Vinod’s work is a vital chronicle of the Cholanaikkans’ hardships, documenting how isolation, cultural alienation and lack of infrastructure imperil survival. He has been instrumental in focusing attention on the community’s plight and was responsible for drawing PGV’s attention too.
“Our people have always lived in harmony with the forest,” Vinod says. “But harmony requires safety, recognition and support.” Without these, he says, life is reduced to a battle for survival.
A history of silence and resilience
From the 1960s onward, when forest officials first formally recorded the Cholanaikkans, their story has been largely untold.
Census records miscounted them; their language and customs were often misunderstood or exoticised.
Schools were distant, roads barely navigable, healthcare facilities sparse. Promises of housing, welfare and better connectivity were routinely deferred or diluted into photo-ops and announcements.
Yet, the Cholanaikkans persisted.
They survived on tubers, honey, small game and fish. They rejected resettlement schemes that aimed to relocate them from their ancestral caves. Even as wildlife pressures, climate change and the threat of erosion of natural resources increased, they preserved what they could — local knowledge, language and an identity rooted in the forest.
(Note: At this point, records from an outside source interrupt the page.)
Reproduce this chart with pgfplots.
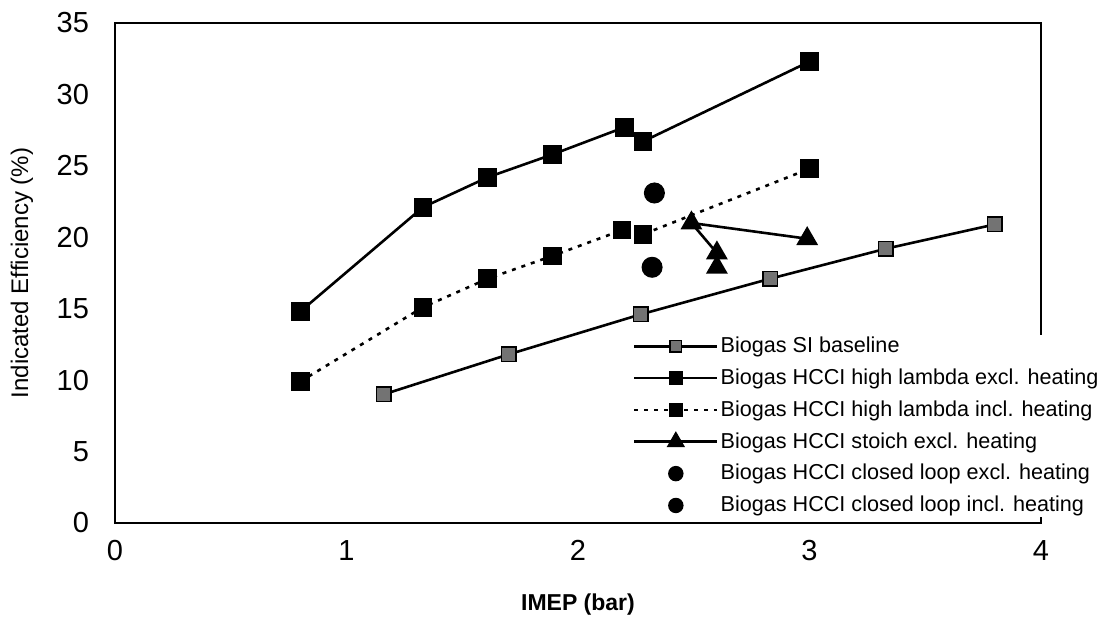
\documentclass[border=0pt]{standalone}
\usepackage{fontspec}
\setmainfont{Liberation Sans}
\usepackage{pgfplots}
\pgfplotsset{compat=1.18}

\pgfplotsset{
  legimg/.style={legend image code/.code={
    \draw[mark repeat=2,mark phase=2,##1,mark size=#1] plot coordinates {(0pt,0pt) (20.75pt,0pt) (41.5pt,0pt)};}},
}

\begin{document}
\begin{tikzpicture}
\begin{axis}[
    width=463pt, height=250pt, scale only axis,
    xmin=0, xmax=4, ymin=0, ymax=35,
    xtick={0,1,2,3,4},
    ytick={0,5,10,15,20,25,30,35},
    major tick length=0pt,
    axis line style={line width=0.8pt},
    clip=false,
    /pgf/number format/assume math mode=true,
    ticklabel style={font=\fontsize{14.5}{16}\selectfont},
    xticklabel style={yshift=-5pt},
    yticklabel style={xshift=-9.5pt},
    xlabel={IMEP (bar)},
    xlabel style={font=\bfseries\fontsize{11.5}{13}\selectfont, at={(axis description cs:0.5,-0.164)}, anchor=center},
    ylabel={Indicated Efficiency (\%)},
    ylabel style={font=\fontsize{12}{14}\selectfont, at={(axis description cs:-0.1004,0.5)}, anchor=center},
    legend style={
        at={(rel axis cs:0.559,0.377)}, anchor=north west,
        draw=none, fill=white,
        font=\fontsize{10.8}{13}\selectfont,
        row sep=4.6pt, inner sep=0pt,
        nodes={inner sep=1pt},
        cells={anchor=west},
    },
    every axis plot/.append style={line width=1.3pt, black},
]
% Biogas SI baseline
\addplot[legimg=2.8pt, mark=square*, mark size=3.6pt, mark options={fill=black!55, draw=black, line width=0.8pt}]
coordinates {
    (1.16,9.0) (1.70,11.8) (2.27,14.6) (2.83,17.1) (3.33,19.2) (3.80,20.9)
};
% Biogas HCCI high lambda excl. heating
\addplot[legimg=3pt, mark=square*, mark size=4pt, mark options={fill=black}]
coordinates {
    (0.80,14.8) (1.33,22.1) (1.61,24.2) (1.89,25.8) (2.20,27.7) (2.28,26.7) (3.00,32.3)
};
% Biogas HCCI high lambda incl. heating
\addplot[legimg=3pt, dash pattern=on 2pt off 3pt, mark=square*, mark size=4pt, mark options={solid, fill=black}]
coordinates {
    (0.80,9.9) (1.33,15.1) (1.61,17.1) (1.89,18.7) (2.19,20.5) (2.28,20.2) (3.00,24.8)
};
% Biogas HCCI stoich excl. heating
\addplot[legimg=4pt, mark=triangle*, mark size=5pt, mark options={fill=black}]
coordinates {
    (2.99,19.9) (2.49,21.0) (2.60,18.9) (2.60,17.9)
};
% closed loop excl. heating
\addplot[legimg=3.2pt, only marks, mark=*, mark size=4.6pt, mark options={fill=black}]
coordinates {(2.33,23.1)};
% closed loop incl. heating
\addplot[legimg=3.2pt, only marks, mark=*, mark size=4.6pt, mark options={fill=black}]
coordinates {(2.32,17.9)};
\legend{Biogas SI baseline,
        Biogas HCCI high lambda excl. heating,
        Biogas HCCI high lambda incl. heating,
        Biogas HCCI stoich excl. heating,
        Biogas HCCI closed loop excl. heating,
        Biogas HCCI closed loop incl. heating}
\coordinate (SW) at (rel axis cs:0,0);
\coordinate (NE) at (rel axis cs:1,1);
\end{axis}
\path ([xshift=-57.5pt,yshift=-53.5pt]SW) rectangle ([xshift=30.5pt,yshift=11.5pt]NE);
\end{tikzpicture}
\end{document}
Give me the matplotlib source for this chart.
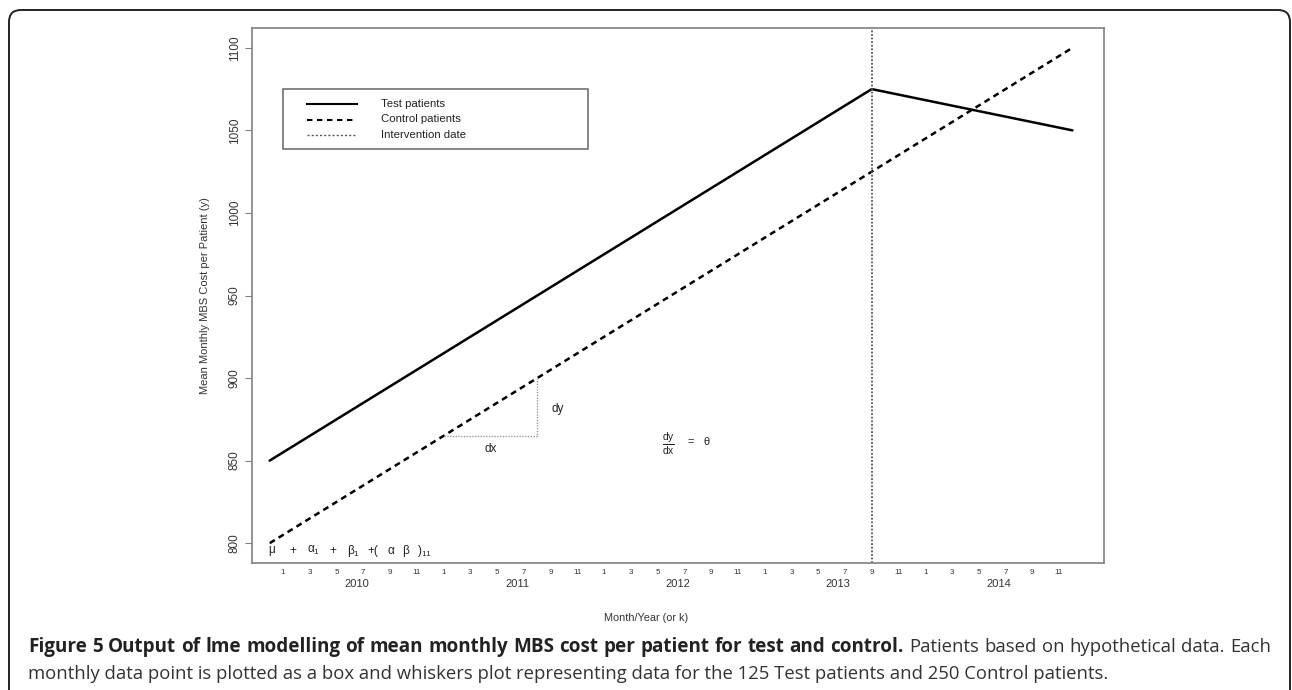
import matplotlib
matplotlib.use('Agg')
import matplotlib.pyplot as plt
from matplotlib.patches import FancyBboxPatch, Rectangle
from matplotlib.lines import Line2D
from matplotlib.transforms import IdentityTransform, blended_transform_factory

# month index k: 1 = Jan 2010, 13 = Jan 2011, ...
test_k = [0, 45, 60]
test_y = [850, 1075, 1050]
control_k = [0, 60]
control_y = [800, 1100]
intervention_k = 45
years = [2010, 2011, 2012, 2013, 2014]
month_labels = [1, 3, 5, 7, 9, 11]
yticks = [800, 850, 900, 950, 1000, 1050, 1100]
# dx / dy triangle drawn under the control line
tri_k = [13, 20, 20]
tri_y = [865, 865, 900]
legend_labels = ['Test patients', 'Control patients', 'Intervention date']

plt.rcParams['font.family'] = ['Liberation Sans', 'DejaVu Sans']
plt.rcParams['mathtext.fontset'] = 'custom'
plt.rcParams['mathtext.rm'] = 'Liberation Sans'
plt.rcParams['mathtext.it'] = 'Liberation Sans'
plt.rcParams['mathtext.bf'] = 'Liberation Sans:bold'

W, H = 1292, 690
fig = plt.figure(figsize=(W / 100, H / 100), dpi=100)

# axes box in image pixels
L, R, T, B = 252, 1104, 28, 563
ax = fig.add_axes([L / W, 1 - B / H, (R - L) / W, (B - T) / H])
ax.set_xlim(-1.32, 62.36)
ax.set_ylim(788, 1112)

ax.plot(test_k, test_y, color='black', lw=1.8, solid_capstyle='round')
ax.plot(control_k, control_y, color='black', lw=1.8, ls=(0, (2.4, 1.8)))
ax.axvline(intervention_k, color='#555555', lw=1.3, ls=(0, (1, 1)))
ax.plot(tri_k, tri_y, color='#999999', lw=1.0, ls=(0, (1, 1)))

ax.text(16.5, 857, 'dx', fontsize=8.5, ha='center', va='center', color='#222')
ax.text(21.5, 881, 'dy', fontsize=8.5, ha='center', va='center', color='#222')
ax.text(29.8, 860, r'$\frac{\mathrm{dy}}{\mathrm{dx}}$', fontsize=10.5, ha='center', va='center', color='#222')
ax.text(31.3, 861, '=   θ', fontsize=8, ha='left', va='center', color='#222')

# model terms along the bottom
terms = [(-0.1, r'$\mu$'), (1.5, '+'), (2.8, r'$\alpha_1$'), (4.5, '+'),
         (5.8, r'$\beta_1$'), (7.3, '+('), (8.8, r'$\alpha$'), (9.9, r'$\beta$'),
         (11.0, r'$)_{11}$')]
for k, s in terms:
    ax.text(k, 795.5, s, fontsize=8.5, ha='left', va='center', color='#222')

for s in ax.spines.values():
    s.set_color('#808080')
    s.set_linewidth(1.2)

ax.set_yticks(yticks)
ax.set_yticklabels([str(v) for v in yticks], rotation=90, va='center', fontsize=8.5, color='#333')
ax.tick_params(axis='y', length=5, color='#808080', pad=3)

xt = [12 * i + m for i in range(len(years)) for m in month_labels]
ax.set_xticks(xt)
ax.set_xticklabels([str(m) for i in range(len(years)) for m in month_labels], fontsize=5.8, color='#333')
ax.tick_params(axis='x', length=0, pad=4)

tr = blended_transform_factory(ax.transData, ax.transAxes)
for i, yr in enumerate(years):
    ax.text(12 * i + 6.5, -(584 - B) / (B - T), str(yr), transform=tr, fontsize=8,
            ha='center', va='center', color='#333')

ax.text((646 - L) / (R - L), -(618 - B) / (B - T), 'Month/Year (or k)', transform=ax.transAxes,
        fontsize=7.8, ha='center', va='center', color='#333')
ax.text(-(L - 205) / (R - L), 0.5, 'Mean Monthly MBS Cost per Patient (y)', transform=ax.transAxes,
        fontsize=8, ha='center', va='center', rotation=90, color='#333')

# legend box drawn in image pixels
def px(x, y):
    return x / W, 1 - y / H

fig.add_artist(Rectangle(px(283, 149), (588 - 283) / W, (149 - 89) / H, transform=fig.transFigure,
                         fill=False, ec='#666666', lw=1.1))
styles = [dict(color='black', lw=1.5),
          dict(color='black', lw=1.5, ls=(0, (2.6, 2.2))),
          dict(color='#555555', lw=1.0, ls=(0, (1.5, 1.5)))]
for j, (lab, st) in enumerate(zip(legend_labels, styles)):
    yy = 104 + 15.5 * j
    x0, y0 = px(307, yy)
    x1, _ = px(357, yy)
    fig.add_artist(Line2D([x0, x1], [y0, y0], transform=fig.transFigure, **st))
    fig.text(*px(381, yy), lab, fontsize=8.2, ha='left', va='center', color='#222')

# journal frame
fig.add_artist(FancyBboxPatch((9, -40), 1281, H - 10 + 40, boxstyle='round,pad=0,rounding_size=12',
                              transform=IdentityTransform(), fill=False, ec='#222222', lw=1.4))

# caption, first line justified to the frame width
cap_font = ['Open Sans', 'DejaVu Sans']
bold = 'Figure 5 Output of lme modelling of mean monthly MBS cost per patient for test and control.'
rest = 'Patients based on hypothetical data. Each'
line2 = ('monthly data point is plotted as a box and whiskers plot representing data for the '
         '125 Test patients and 250 Control patients.')
cap_x0, cap_x1 = 28, 1271
words = [(w, 'bold', 13.6, '#222') for w in bold.split()] + [(w, 'normal', 13.3, '#333') for w in rest.split()]
objs = [fig.text(0, 1 - 647 / H, w, fontsize=fs, fontweight=wt, family=cap_font,
                 ha='left', va='center', color=c) for w, wt, fs, c in words]
fig.canvas.draw()
r = fig.canvas.get_renderer()
widths = [o.get_window_extent(r).width for o in objs]
gap = (cap_x1 - cap_x0 - sum(widths)) / (len(objs) - 1)
x = cap_x0
for o, wd in zip(objs, widths):
    o.set_x(x / W)
    x += wd + gap
fig.text(*px(cap_x0, 674), line2, fontsize=13.3, family=cap_font, ha='left', va='center', color='#333')

fig.savefig('out.png', dpi=100)
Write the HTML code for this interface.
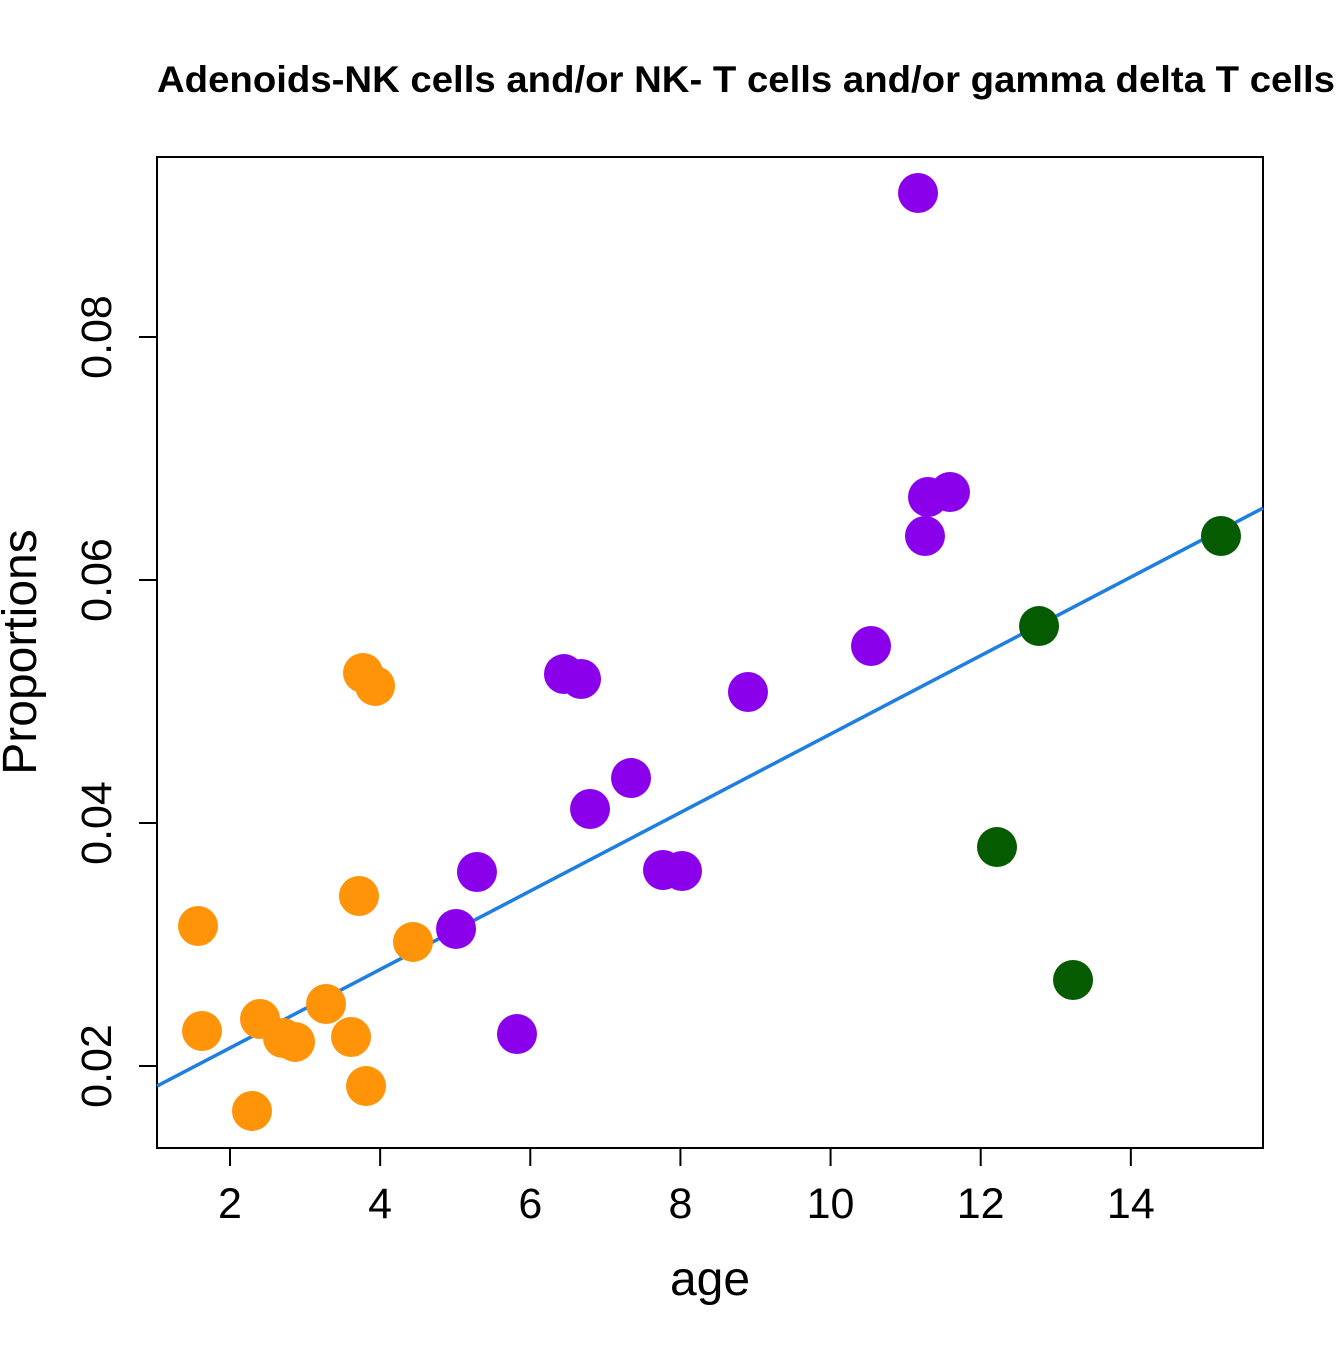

Today, their caves leak. Tarpaulin roofs flail in high winds. The forest, once a safe cradle, has become a corridor of risk. Children fear not just legendary monsters but also elephants that brush against their fragile shelters, whose charges can be fatal and whose rumbles can wake the terrified.
Though they are forest dwellers, the Cholanaikkans are ill-equipped to contend with threats from the wildlife that surrounds them.
Yet the Cholanaikkans’ knowledge is irreplaceable. Their vocabulary is arcane but their understanding of the local flora, fauna, medicinal plants and seasonal cycles is vital, offering crucial insights into the biodiversity of the Western Ghats.
Their social structures, winter shelters and animal-tracking mechanisms inform conservation efforts and cultural heritage studies.
Losing them would erase a living archive of human ingenuity and adaptation.